The simple fact that England was able to assume so vast a debt, and to sustain the burden through half a century, during which her prosperity has scarcely known abatement, and her wealth has been constantly and largely increasing, ought to satisfy every American citizen that his own country can at least do as well. But we can do more and better; for a comparison of the two countries in the matter of ability shows that the preponderance is greatly in our favor.

At the respective periods of comparison just named, to wit, 1815 and 1869, the population of the United Kingdom of Great Britain was less than one half of what the population of the United States will be, and its amount of foreign trade was less than one third. In 1815 the "factory system" was in its infancy and imperfectly organized, the steam-engine was unperfected and in comparatively limited use. The railway, the steamboat, the telegraph, the reaper, the thresher, and many other important improvements and discoveries which tend to augment the productive power of nations, have all come since that day. So far as relates to the question of ability to sustain heavy financial burdens, England, in 1815, can hardly be compared for a moment with a country like our own, possessing as it does, in abundance and perfection, the potent agencies of productive and distributing power just referred to.
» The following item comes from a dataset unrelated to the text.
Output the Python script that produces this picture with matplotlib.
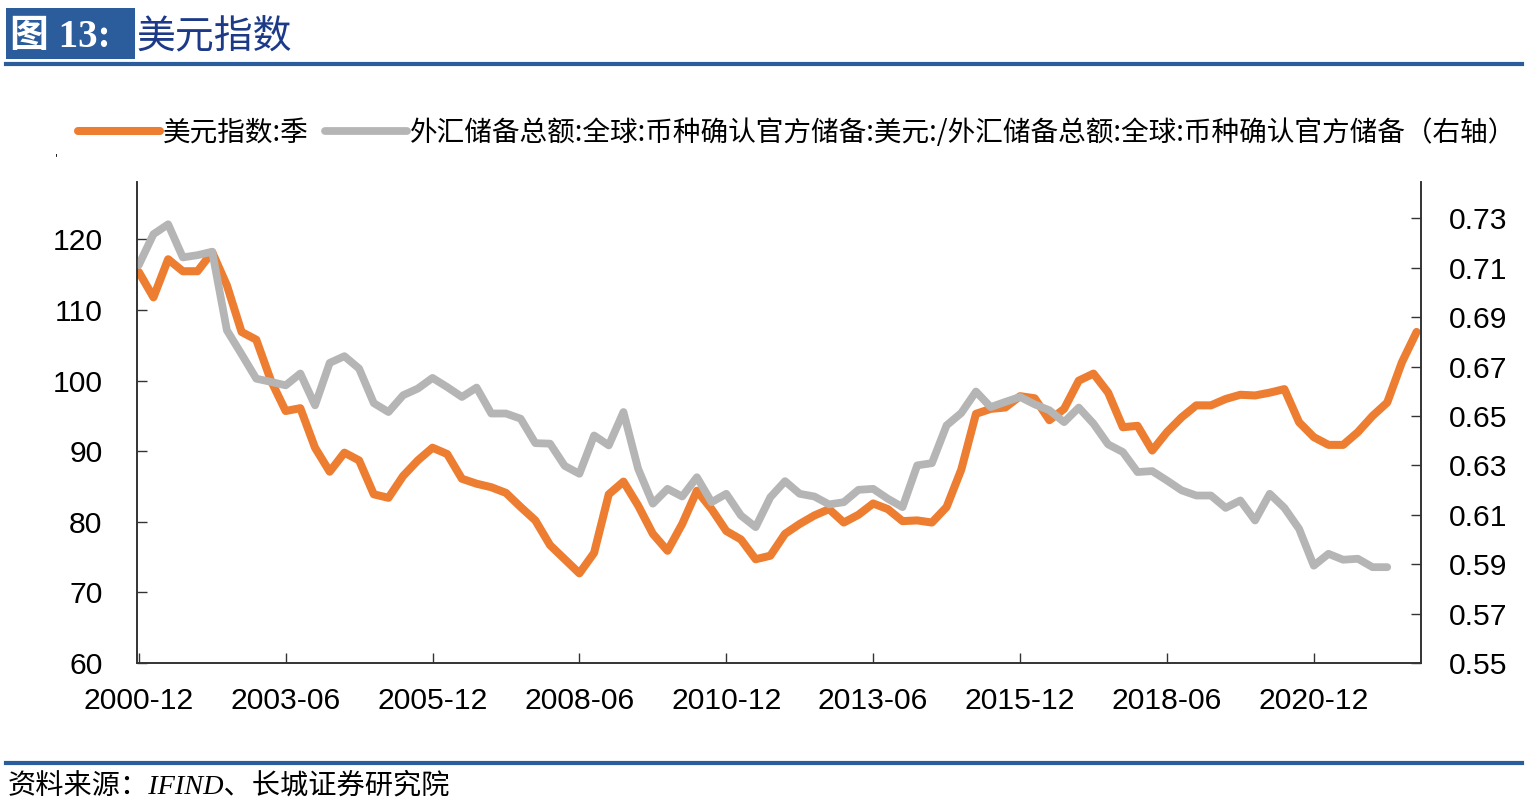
import matplotlib
matplotlib.use("Agg")
import matplotlib.pyplot as plt
from matplotlib.lines import Line2D
from matplotlib.patches import Rectangle
import numpy as np

# ---------------- data ----------------
dxy = [115.4, 111.8, 117.2, 115.5, 115.5, 118.2, 113.5, 106.9, 105.8, 100.0,
       95.7, 96.1, 90.5, 87.1, 89.8, 88.7, 83.9, 83.4, 86.5, 88.7,
       90.5, 89.6, 86.1, 85.4, 84.9, 84.1, 82.1, 80.2, 76.7, 74.7,
       72.7, 75.6, 83.9, 85.7, 82.3, 78.3, 75.9, 79.7, 84.4, 81.8,
       78.7, 77.5, 74.7, 75.2, 78.3, 79.7, 80.9, 81.8, 79.9, 81.0,
       82.6, 81.8, 80.1, 80.2, 79.9, 82.1, 87.4, 95.3, 96.0, 96.2,
       97.8, 97.5, 94.4, 96.0, 100.0, 101.0, 98.3, 93.4, 93.6, 90.1,
       92.7, 94.8, 96.5, 96.5, 97.4, 98.0, 97.9, 98.3, 98.8, 94.1,
       92.0, 90.9, 90.9, 92.7, 95.0, 96.9, 102.6, 106.9]

usd_share = [0.7111, 0.7236, 0.7276, 0.7142, 0.7151, 0.7165, 0.6847, 0.6750, 0.6651, 0.6638,
             0.6624, 0.6672, 0.6543, 0.6715, 0.6742, 0.6692, 0.6552, 0.6516, 0.6584, 0.6611,
             0.6654, 0.6617, 0.6577, 0.6615, 0.6510, 0.6510, 0.6489, 0.6390, 0.6388, 0.6298,
             0.6266, 0.6421, 0.6381, 0.6516, 0.6286, 0.6145, 0.6205, 0.6174, 0.6252, 0.6151,
             0.6185, 0.6097, 0.6050, 0.6171, 0.6236, 0.6185, 0.6174, 0.6142, 0.6151, 0.6201,
             0.6205, 0.6165, 0.6131, 0.6300, 0.6309, 0.6462, 0.6512, 0.6599, 0.6536, 0.6557,
             0.6577, 0.6547, 0.6523, 0.6475, 0.6534, 0.6469, 0.6385, 0.6354, 0.6273, 0.6277,
             0.6239, 0.6199, 0.6178, 0.6178, 0.6128, 0.6158, 0.6077, 0.6185, 0.6128, 0.6043,
             0.5894, 0.5942, 0.5918, 0.5922, 0.5888, 0.5888]

x_tick_pos = [0, 10, 20, 30, 40, 50, 60, 70, 80]
x_tick_labels = ["2000-12", "2003-06", "2005-12", "2008-06", "2010-12",
                 "2013-06", "2015-12", "2018-06", "2020-12"]
left_ticks = [60, 70, 80, 90, 100, 110, 120]
right_ticks = [0.55, 0.57, 0.59, 0.61, 0.63, 0.65, 0.67, 0.69, 0.71, 0.73]

label_dxy = "美元指数:季"
label_share = "外汇储备总额:全球:币种确认官方储备:美元:/外汇储备总额:全球:币种确认官方储备（右轴）"
title_num = "图 13:"
title_text = "美元指数"
source_text = "资料来源：IFIND、长城证券研究院"

ORANGE = "#ED7D31"
GRAY = "#B5B5B5"
BLUE = "#2B5C9B"

W, H = 1531, 809
fig = plt.figure(figsize=(W / 100, H / 100), dpi=100)

def fx(px):
    return px / W

def fy(py):
    return 1 - py / H

cjk = ["Noto Sans CJK SC", "DejaVu Sans"]

# ---------------- header ----------------
fig.patches.append(Rectangle((fx(6), fy(59)), fx(129), 51 / H, transform=fig.transFigure,
                             facecolor=BLUE, edgecolor="none"))
fig.text(fx(10), fy(37), title_num, color="white", fontsize=28, weight="bold",
         family=["Liberation Serif", "Noto Sans CJK SC"], va="center", ha="left")
fig.text(fx(136), fy(37), title_text, color="#1C3A88", fontsize=28,
         family=cjk, va="center", ha="left")
fig.add_artist(Line2D([fx(6), fx(1522)], [fy(64), fy(64)], transform=fig.transFigure,
                      color=BLUE, lw=3))
fig.add_artist(Line2D([fx(6), fx(1522)], [fy(763), fy(763)], transform=fig.transFigure,
                      color=BLUE, lw=3))
fig.text(fx(8), fy(786), source_text, fontsize=20.3, style="italic",
         family=["Liberation Serif", "Noto Sans CJK SC"], va="center", ha="left")
fig.text(fx(56), fy(158), "'", fontsize=8, va="center", ha="center")

# ---------------- axes ----------------
ax = fig.add_axes([fx(137.3), fy(663), fx(1421) - fx(137.3), fy(182.3) - fy(663)])
ax2 = ax.twinx()

x1 = np.arange(len(dxy))
x2 = np.arange(len(usd_share))
l1, = ax.plot(x1, dxy, color=ORANGE, lw=5.8, solid_capstyle="round", solid_joinstyle="round")
l2, = ax2.plot(x2, usd_share, color=GRAY, lw=5.6, solid_capstyle="round", solid_joinstyle="round")

ax.set_xlim(-0.1, 87.3)
ax.set_ylim(60, 128.1)
ax2.set_ylim(0.55, 0.7446)

ax.set_xticks(x_tick_pos)
ax.set_xticklabels(x_tick_labels)
ax.set_yticks(left_ticks)
ax.set_yticklabels([str(v) for v in left_ticks])
ax2.set_yticks(right_ticks)
ax2.set_yticklabels([f"{v:.2f}" for v in right_ticks])

for a in (ax, ax2):
    a.spines["top"].set_visible(False)
    for s in ("left", "right", "bottom"):
        a.spines[s].set_color("#333333")
        a.spines[s].set_linewidth(1.2)
    a.set_facecolor("none")

ax.tick_params(axis="x", direction="in", length=7, width=1, color="#333333", pad=17)
ax.tick_params(axis="y", direction="in", length=7, width=1, color="#333333", pad=25)
ax2.tick_params(axis="y", direction="in", length=7, width=1, color="#333333", pad=20)
for lab in ax.get_xticklabels() + ax.get_yticklabels() + ax2.get_yticklabels():
    lab.set_fontfamily("Liberation Sans")
    lab.set_fontsize(21.7)

# ---------------- legend ----------------
h1 = Line2D([], [], color=ORANGE, lw=5.8, solid_capstyle="round")
h2 = Line2D([], [], color=GRAY, lw=5.6, solid_capstyle="round")
fig.legend([h1, h2], [label_dxy, label_share], loc="center left",
           bbox_to_anchor=(fx(78), fy(133)), ncol=2, frameon=False,
           borderpad=0, borderaxespad=0, handlelength=2.95, handletextpad=0.12,
           columnspacing=0.6, prop={"family": cjk, "size": 19.9})

fig.savefig("out.png", dpi=100)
It is true that England is now enjoying, to a large extent, the benefit of these important agencies; but she had to supply the capital to create them, after she had assumed the maximum of her enormous debt,—whereas those agencies were all in active operation among us before any part of our national debt was incurred. I hardly need suggest that it makes a vast difference whether a nation has or has not these material advantages at the time when it is contracting a heavy debt, and that our position in this respect, so far as the question of ability is concerned, is a position of immeasurable superiority.
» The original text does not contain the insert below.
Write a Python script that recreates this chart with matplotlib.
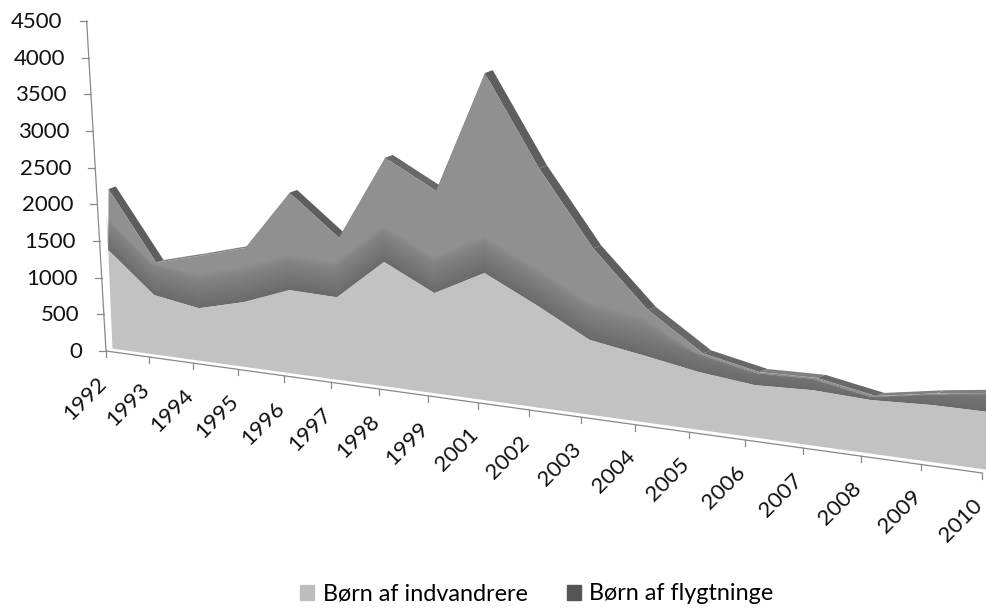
import numpy as np
import matplotlib
matplotlib.use("Agg")
import matplotlib.pyplot as plt
from matplotlib.patches import Patch

# data
years = ["1992", "1993", "1994", "1995", "1996", "1997", "1998", "1999", "2001",
         "2002", "2003", "2004", "2005", "2006", "2007", "2008", "2009", "2010"]
indvandrere = [1340, 797, 695, 851, 1083, 1063, 1590, 1264, 1589,
               1261, 909, 801, 684, 612, 639, 610, 642, 645]
flygtninge = [810, 418, 682, 697, 1255, 751, 1316, 1277, 2490,
              1681, 1105, 534, 204, 136, 124, 28, 114, 204]
yticks = [0, 500, 1000, 1500, 2000, 2500, 3000, 3500, 4000, 4500]
legend_labels = ["Børn af indvandrere", "Børn af flygtninge"]

plt.rcParams["font.family"] = ["Lato", "DejaVu Sans"]

LIGHT = "#c2c2c2"
DARK = "#909090"
EDGE = "#888888"


# pseudo 3D projekce: kategorie, hodnota, hloubka -> pixely
def proj(i, v, d=0.0):
    i = np.asarray(i, dtype=float)
    v = np.asarray(v, dtype=float)
    w = 1 - 0.00998 * i
    x = 106 + (42.8 * i + 19 * d + (0.00037 * i - 0.0043) * v) / w
    y = 351 + (5.96 * i - 0.0733 * v - 7 * d) / w
    return np.column_stack([x, y])


idx = np.arange(len(years))
light = np.array(indvandrere, dtype=float)
total = light + np.array(flygtninge, dtype=float)
zero = np.zeros(len(years))
FRONT = 0.42
TOP_FRONT = 0.62
FLOOR = 0.34

fig = plt.figure(figsize=(9.86, 6.09), dpi=100)
ax = fig.add_axes([0, 0, 1, 1])
ax.set_xlim(0, 986)
ax.set_ylim(609, 0)
ax.axis("off")

# horni strana oblasti, strmejsi klesani je tmavsi
for k in range(len(years) - 1):
    a = proj(idx[k:k + 2], total[k:k + 2], TOP_FRONT)
    b = proj(idx[k:k + 2], total[k:k + 2], 1.0)
    drop = (a[1, 1] - a[0, 1]) / (a[1, 0] - a[0, 0])
    shade = "#5e5e5e" if drop > 0.9 else "#686868" if drop > 0.25 else "#808080"
    ax.fill(np.r_[a[:, 0], b[::-1, 0]], np.r_[a[:, 1], b[::-1, 1]], color=shade, lw=0)

# predni strany
top = proj(idx, total, TOP_FRONT)
mid = proj(idx, light, FRONT)
bottom = proj(idx, zero, FLOOR)
dark_poly = np.vstack([mid, top[::-1]])
light_poly = np.vstack([bottom, mid[::-1]])
ax.fill(dark_poly[:, 0], dark_poly[:, 1], color=DARK, lw=0)

# tmavsi pruh nad hranici obou serii, plynuly prechod
for h in range(15, 480, 15):
    band_top = proj(idx, np.minimum(light + h, total), FRONT)
    band = np.vstack([mid, band_top[::-1]])
    ax.fill(band[:, 0], band[:, 1], color="#505050", alpha=0.018, lw=0)

ax.fill(light_poly[:, 0], light_poly[:, 1], color=LIGHT, lw=0)

# osa y
y_axis = proj([0, 0], [0, yticks[-1]])
ax.plot(y_axis[:, 0], y_axis[:, 1], color=EDGE, lw=0.9)
for t in yticks:
    x, y = proj(0, t)[0]
    ax.plot([x - 7, x], [y, y], color=EDGE, lw=0.9)
    ax.text(x - 24, y + 1, str(t), ha="right", va="center", fontsize=16, color="#111111")

# osa x
x_axis = proj(idx, zero)
ax.plot(x_axis[:, 0], x_axis[:, 1], color=EDGE, lw=0.9)
for i, year in zip(idx, years):
    x, y = proj(i, 0)[0]
    ax.plot([x, x], [y, y + 6], color=EDGE, lw=0.9)
    ax.text(x - 3, y + 29, year, rotation=45, rotation_mode="anchor",
            ha="right", va="center", fontsize=16, color="#111111")

handles = [Patch(color="#bdbdbd"), Patch(color="#555555")]
ax.legend(handles, legend_labels, ncol=2, frameon=False, fontsize=16.8,
          loc="center", bbox_to_anchor=(537, 594), bbox_transform=ax.transData,
          handlelength=0.6, handleheight=0.6, handletextpad=0.35, columnspacing=1.7)

fig.savefig("out.png", dpi=100)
In regard to the paying of our debt after the return of peace, we possess some decided advantages, to which I will very briefly allude. Of these the most obvious are, a greater ratio in the increase of population, and more extensive natural resources. During the decade which ended in 1861, the population of the United Kingdom of Great Britain increased from 27,495,297 to 29,049,540, or less than six per cent. In the ten years which ended in 1860, our increase of population was from 23,191,876 to 31,445,089, or thirty-five and a half per cent. Thus it appears that during the last ten years for which we have official returns, the population of the United States increased in a ratio sixfold greater than that of the United Kingdom. This disparity in our favor will undoubtedly increase from year to year.

The home territory of Great Britain is quite inadequate to support even her present population. This circumstance places that country in a position of comparative dependence. While she must draw from other countries a very considerable proportion of her breadstuffs and other provisions, we supply not only ourselves, but others largely also. The money which England pays to other nations for bread alone would equal in thirty years the entire amount of her national debt.

We need but a resolute and united purpose to sustain with comparative ease our national burdens, whatever may be their extent. Those who doubt this under-estimate not only the magnitude of our national resources, but the powerful aid which modern improvements lend to their development.